## [Required task]
Leaving out the pictures, retype all the material exactly.
___ Raw data ___
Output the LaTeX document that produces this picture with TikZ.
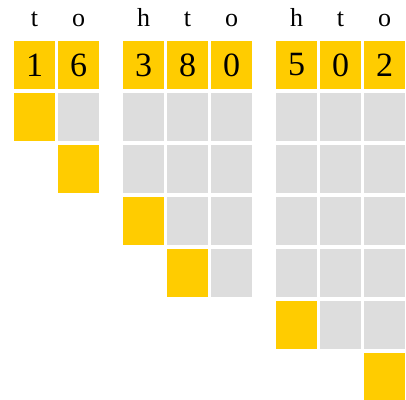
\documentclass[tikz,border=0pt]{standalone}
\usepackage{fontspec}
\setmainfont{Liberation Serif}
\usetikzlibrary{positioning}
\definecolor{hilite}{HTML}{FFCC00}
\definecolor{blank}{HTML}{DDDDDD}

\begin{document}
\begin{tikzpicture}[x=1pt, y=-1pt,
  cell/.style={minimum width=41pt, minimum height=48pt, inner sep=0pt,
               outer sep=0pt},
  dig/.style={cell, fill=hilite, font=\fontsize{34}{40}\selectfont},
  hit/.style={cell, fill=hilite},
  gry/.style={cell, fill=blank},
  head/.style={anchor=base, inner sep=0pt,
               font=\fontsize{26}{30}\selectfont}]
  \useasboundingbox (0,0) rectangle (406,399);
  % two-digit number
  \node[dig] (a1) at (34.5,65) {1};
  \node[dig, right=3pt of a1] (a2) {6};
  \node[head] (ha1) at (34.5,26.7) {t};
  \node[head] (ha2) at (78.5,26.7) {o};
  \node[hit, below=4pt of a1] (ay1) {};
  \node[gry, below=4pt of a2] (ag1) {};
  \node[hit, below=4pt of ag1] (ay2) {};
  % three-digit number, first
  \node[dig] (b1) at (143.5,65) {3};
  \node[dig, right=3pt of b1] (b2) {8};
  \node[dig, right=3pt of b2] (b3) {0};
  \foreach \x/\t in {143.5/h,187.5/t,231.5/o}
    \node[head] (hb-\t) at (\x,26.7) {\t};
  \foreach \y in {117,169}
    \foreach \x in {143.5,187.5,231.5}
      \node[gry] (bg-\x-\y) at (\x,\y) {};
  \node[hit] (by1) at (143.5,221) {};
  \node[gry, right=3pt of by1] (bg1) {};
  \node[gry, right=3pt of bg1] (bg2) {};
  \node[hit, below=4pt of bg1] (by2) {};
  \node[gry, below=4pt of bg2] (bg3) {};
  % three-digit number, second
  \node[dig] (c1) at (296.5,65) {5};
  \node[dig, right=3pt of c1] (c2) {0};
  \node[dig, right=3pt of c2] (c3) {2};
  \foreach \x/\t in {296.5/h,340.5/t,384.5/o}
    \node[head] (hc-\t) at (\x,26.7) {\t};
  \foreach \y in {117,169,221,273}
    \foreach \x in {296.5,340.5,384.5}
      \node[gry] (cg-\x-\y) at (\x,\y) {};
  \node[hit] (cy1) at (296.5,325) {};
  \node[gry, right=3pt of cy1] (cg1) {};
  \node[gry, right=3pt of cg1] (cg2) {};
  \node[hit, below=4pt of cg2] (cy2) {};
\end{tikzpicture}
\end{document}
___
## [The output]
Output the LaTeX document that produces this picture with TikZ.
\documentclass[tikz,border=0pt]{standalone}
\usepackage{fontspec}
\setmainfont{Liberation Serif}
\usetikzlibrary{positioning}
\definecolor{hilite}{HTML}{FFCC00}
\definecolor{blank}{HTML}{DDDDDD}

\begin{document}
\begin{tikzpicture}[x=1pt, y=-1pt,
  cell/.style={minimum width=41pt, minimum height=48pt, inner sep=0pt,
               outer sep=0pt},
  dig/.style={cell, fill=hilite, font=\fontsize{34}{40}\selectfont},
  hit/.style={cell, fill=hilite},
  gry/.style={cell, fill=blank},
  head/.style={anchor=base, inner sep=0pt,
               font=\fontsize{26}{30}\selectfont}]
  \useasboundingbox (0,0) rectangle (406,399);
  % two-digit number
  \node[dig] (a1) at (34.5,65) {1};
  \node[dig, right=3pt of a1] (a2) {6};
  \node[head] (ha1) at (34.5,26.7) {t};
  \node[head] (ha2) at (78.5,26.7) {o};
  \node[hit, below=4pt of a1] (ay1) {};
  \node[gry, below=4pt of a2] (ag1) {};
  \node[hit, below=4pt of ag1] (ay2) {};
  % three-digit number, first
  \node[dig] (b1) at (143.5,65) {3};
  \node[dig, right=3pt of b1] (b2) {8};
  \node[dig, right=3pt of b2] (b3) {0};
  \foreach \x/\t in {143.5/h,187.5/t,231.5/o}
    \node[head] (hb-\t) at (\x,26.7) {\t};
  \foreach \y in {117,169}
    \foreach \x in {143.5,187.5,231.5}
      \node[gry] (bg-\x-\y) at (\x,\y) {};
  \node[hit] (by1) at (143.5,221) {};
  \node[gry, right=3pt of by1] (bg1) {};
  \node[gry, right=3pt of bg1] (bg2) {};
  \node[hit, below=4pt of bg1] (by2) {};
  \node[gry, below=4pt of bg2] (bg3) {};
  % three-digit number, second
  \node[dig] (c1) at (296.5,65) {5};
  \node[dig, right=3pt of c1] (c2) {0};
  \node[dig, right=3pt of c2] (c3) {2};
  \foreach \x/\t in {296.5/h,340.5/t,384.5/o}
    \node[head] (hc-\t) at (\x,26.7) {\t};
  \foreach \y in {117,169,221,273}
    \foreach \x in {296.5,340.5,384.5}
      \node[gry] (cg-\x-\y) at (\x,\y) {};
  \node[hit] (cy1) at (296.5,325) {};
  \node[gry, right=3pt of cy1] (cg1) {};
  \node[gry, right=3pt of cg1] (cg2) {};
  \node[hit, below=4pt of cg2] (cy2) {};
\end{tikzpicture}
\end{document}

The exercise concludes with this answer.